Cleaning the trade in carbon credits

By Fiona Harvey
Financial Times

July 9, 2007

LONDON — Banks involved in carbon-credit trading have moved toward self-regulation of the market.

A group of more than 10 banks — including ABN Amro, Barclays Capital, Citigroup Inc., Credit Suisse Group, and Morgan Stanley — agreed on a standard for "carbon offsets" bought by companies and individuals to cancel out their contribution to climate change.

The banks said they were reacting to a perceived risk to their reputations after reports of widespread problems in the market for carbon offsets. In April, the Financial Times found multiple examples of companies trading carbon offsets that carried no environmental benefits.

The main problems lie in the voluntary market for carbon credits, which is not regulated by governments, unlike the market for credits set up under the United Nations-brokered Kyoto Protocol and the European Union's greenhouse gas emissions trading scheme.
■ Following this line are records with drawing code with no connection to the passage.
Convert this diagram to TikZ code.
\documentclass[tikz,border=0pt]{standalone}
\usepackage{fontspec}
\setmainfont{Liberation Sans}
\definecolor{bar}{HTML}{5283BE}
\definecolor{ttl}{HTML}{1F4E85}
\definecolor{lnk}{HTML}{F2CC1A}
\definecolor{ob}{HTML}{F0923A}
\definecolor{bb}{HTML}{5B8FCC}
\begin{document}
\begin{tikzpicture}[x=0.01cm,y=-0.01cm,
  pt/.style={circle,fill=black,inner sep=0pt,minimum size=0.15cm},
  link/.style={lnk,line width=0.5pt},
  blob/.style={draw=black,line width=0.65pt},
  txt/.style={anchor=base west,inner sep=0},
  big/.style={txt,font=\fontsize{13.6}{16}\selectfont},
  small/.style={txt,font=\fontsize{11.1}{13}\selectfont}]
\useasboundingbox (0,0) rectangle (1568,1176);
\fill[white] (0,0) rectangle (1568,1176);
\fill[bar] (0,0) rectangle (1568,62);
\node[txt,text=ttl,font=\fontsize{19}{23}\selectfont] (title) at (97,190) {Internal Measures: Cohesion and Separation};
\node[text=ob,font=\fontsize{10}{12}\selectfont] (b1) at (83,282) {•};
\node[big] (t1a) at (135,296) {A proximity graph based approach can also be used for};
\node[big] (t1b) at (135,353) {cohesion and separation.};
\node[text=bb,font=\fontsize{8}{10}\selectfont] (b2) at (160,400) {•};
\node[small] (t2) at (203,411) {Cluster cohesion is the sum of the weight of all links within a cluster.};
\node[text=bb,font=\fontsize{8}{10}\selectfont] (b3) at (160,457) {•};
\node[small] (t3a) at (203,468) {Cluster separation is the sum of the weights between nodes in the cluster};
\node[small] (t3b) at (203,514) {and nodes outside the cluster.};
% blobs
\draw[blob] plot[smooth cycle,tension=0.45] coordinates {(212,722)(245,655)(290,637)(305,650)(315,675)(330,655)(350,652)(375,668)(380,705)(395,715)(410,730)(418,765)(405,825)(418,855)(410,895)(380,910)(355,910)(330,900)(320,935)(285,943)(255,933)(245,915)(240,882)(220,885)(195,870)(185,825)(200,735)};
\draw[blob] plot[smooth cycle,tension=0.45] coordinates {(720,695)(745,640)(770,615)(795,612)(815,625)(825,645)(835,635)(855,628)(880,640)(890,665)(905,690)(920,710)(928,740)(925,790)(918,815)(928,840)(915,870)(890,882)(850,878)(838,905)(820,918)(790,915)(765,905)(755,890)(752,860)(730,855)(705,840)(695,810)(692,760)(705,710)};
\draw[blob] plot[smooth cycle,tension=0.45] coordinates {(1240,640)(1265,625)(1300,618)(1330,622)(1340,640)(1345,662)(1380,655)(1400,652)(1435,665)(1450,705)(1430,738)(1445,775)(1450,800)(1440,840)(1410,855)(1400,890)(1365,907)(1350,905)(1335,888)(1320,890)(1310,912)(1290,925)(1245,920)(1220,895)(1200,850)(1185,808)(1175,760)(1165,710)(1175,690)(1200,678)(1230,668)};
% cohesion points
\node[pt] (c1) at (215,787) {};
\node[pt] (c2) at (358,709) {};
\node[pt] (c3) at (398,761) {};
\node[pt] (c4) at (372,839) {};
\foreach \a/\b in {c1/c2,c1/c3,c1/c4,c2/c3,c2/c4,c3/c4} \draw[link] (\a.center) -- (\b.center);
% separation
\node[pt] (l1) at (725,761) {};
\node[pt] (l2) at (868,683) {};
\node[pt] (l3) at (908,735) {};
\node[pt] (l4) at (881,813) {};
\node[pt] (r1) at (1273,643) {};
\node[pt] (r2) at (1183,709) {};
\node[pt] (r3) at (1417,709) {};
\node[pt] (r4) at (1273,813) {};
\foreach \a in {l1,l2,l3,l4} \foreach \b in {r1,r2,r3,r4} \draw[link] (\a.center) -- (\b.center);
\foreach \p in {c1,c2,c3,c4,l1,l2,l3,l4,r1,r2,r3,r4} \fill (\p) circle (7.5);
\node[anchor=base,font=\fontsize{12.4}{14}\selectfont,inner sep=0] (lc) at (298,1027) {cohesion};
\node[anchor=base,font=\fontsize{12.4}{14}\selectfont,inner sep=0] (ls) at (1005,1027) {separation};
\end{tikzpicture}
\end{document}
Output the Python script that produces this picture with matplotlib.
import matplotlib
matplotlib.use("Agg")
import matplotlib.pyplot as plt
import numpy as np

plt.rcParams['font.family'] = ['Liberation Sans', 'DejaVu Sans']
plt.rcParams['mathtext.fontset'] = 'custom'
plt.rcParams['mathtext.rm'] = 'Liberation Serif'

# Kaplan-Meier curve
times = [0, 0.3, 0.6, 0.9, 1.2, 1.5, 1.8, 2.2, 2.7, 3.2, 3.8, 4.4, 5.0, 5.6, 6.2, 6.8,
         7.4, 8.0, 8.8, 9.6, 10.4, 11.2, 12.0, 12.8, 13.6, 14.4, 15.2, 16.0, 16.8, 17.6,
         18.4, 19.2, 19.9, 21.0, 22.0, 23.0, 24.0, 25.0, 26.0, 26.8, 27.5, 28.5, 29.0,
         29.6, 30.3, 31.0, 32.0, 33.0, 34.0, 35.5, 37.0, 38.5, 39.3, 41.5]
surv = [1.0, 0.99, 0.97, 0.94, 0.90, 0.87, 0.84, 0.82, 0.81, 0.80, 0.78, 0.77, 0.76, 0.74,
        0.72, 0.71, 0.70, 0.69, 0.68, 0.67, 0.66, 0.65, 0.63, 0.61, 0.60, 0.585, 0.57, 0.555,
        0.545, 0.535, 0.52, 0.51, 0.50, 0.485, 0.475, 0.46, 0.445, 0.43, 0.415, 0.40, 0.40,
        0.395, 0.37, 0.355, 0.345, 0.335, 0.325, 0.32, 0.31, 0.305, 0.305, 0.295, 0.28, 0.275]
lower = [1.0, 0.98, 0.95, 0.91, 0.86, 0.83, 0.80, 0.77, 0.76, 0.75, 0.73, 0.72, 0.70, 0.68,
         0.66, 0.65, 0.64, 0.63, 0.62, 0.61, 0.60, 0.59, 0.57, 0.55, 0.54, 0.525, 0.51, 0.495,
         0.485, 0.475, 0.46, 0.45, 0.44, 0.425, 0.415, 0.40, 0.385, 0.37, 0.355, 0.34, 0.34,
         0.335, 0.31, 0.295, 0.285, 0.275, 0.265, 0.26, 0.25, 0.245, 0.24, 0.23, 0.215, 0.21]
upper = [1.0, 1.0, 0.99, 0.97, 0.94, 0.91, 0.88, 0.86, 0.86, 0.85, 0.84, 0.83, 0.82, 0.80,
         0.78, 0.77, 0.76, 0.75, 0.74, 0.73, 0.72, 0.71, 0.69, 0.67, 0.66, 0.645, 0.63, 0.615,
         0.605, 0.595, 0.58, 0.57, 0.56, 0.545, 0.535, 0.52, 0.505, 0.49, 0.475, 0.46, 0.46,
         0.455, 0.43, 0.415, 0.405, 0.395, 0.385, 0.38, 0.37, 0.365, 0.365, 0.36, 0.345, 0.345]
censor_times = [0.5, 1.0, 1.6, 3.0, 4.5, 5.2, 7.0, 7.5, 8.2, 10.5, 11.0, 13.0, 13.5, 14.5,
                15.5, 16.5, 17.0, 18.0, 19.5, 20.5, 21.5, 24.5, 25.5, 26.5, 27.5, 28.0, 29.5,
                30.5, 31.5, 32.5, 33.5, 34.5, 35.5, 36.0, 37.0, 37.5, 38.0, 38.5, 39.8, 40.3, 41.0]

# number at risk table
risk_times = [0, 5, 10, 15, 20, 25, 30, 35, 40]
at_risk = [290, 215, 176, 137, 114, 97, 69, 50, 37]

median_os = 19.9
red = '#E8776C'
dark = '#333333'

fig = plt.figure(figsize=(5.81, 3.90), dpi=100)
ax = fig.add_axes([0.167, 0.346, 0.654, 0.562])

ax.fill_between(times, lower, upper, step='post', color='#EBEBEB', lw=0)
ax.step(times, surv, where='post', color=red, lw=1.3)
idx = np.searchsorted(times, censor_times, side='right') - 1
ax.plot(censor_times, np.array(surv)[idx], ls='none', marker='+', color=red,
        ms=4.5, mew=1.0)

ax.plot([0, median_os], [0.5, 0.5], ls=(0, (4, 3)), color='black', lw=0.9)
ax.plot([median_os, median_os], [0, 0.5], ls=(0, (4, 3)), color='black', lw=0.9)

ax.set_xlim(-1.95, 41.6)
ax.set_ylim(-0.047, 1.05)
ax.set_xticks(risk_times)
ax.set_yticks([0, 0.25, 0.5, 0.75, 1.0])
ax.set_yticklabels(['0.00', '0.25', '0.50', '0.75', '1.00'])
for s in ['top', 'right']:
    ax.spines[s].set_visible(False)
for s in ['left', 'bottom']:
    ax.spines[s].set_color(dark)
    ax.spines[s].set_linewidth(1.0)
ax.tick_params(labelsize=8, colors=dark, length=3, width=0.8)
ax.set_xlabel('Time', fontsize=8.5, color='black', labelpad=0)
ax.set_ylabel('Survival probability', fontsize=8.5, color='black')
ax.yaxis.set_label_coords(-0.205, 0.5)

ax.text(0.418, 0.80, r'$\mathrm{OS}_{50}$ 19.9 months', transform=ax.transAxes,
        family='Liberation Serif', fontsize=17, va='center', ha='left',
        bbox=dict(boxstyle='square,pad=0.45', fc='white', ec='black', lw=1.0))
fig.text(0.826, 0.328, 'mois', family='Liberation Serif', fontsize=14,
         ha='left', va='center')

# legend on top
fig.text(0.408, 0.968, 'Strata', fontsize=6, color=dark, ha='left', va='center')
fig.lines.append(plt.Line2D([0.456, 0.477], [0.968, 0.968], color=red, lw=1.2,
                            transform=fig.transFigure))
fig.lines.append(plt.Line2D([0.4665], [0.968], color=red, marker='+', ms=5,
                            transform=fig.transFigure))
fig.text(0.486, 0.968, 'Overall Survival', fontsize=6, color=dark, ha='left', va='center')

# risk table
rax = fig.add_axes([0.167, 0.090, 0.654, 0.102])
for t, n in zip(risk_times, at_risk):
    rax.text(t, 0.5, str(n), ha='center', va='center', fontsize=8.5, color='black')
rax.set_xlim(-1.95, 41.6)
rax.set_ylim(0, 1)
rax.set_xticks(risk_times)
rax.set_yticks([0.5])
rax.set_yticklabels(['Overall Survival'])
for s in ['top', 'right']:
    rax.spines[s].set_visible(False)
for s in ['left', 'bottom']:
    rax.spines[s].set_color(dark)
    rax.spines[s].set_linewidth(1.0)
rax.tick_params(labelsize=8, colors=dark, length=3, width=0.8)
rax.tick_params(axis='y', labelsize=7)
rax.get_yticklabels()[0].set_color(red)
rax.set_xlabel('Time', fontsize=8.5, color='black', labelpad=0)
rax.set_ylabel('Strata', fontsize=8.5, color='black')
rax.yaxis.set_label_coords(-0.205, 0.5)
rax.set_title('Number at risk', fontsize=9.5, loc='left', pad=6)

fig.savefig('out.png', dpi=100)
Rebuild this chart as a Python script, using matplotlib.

The banks agreed to base their so-called voluntary offset standard on a system of checks set up by the U.N. under Kyoto. Companies selling offsets based on the standard will have their operations checked by independent parties to deter fraud.

To conform, offsets must be based on projects that use one of a small number of methods for cutting carbon. In addition, companies cannot claim offsets from nuclear power or large hydroelectric dams.

An individual or company can become carbon-neutral by buying offsets equal to its carbon emissions.

Most credits are issued under Kyoto, with most developed countries agreeing to cut their emissions about 5% by 2012. The U.N. issues credits to projects that cut emissions in developing countries, and the credits can be bought by governments to count toward their emission reduction targets.

The market for carbon credits under Kyoto was worth about $5 billion last year, compared with $25 billion under the EU's trading scheme. The voluntary market for credits was worth less than $1 billion but is forecast to grow rapidly.

Environmental groups say buying offsets salves consciences in the developed world but does not result in lower emissions.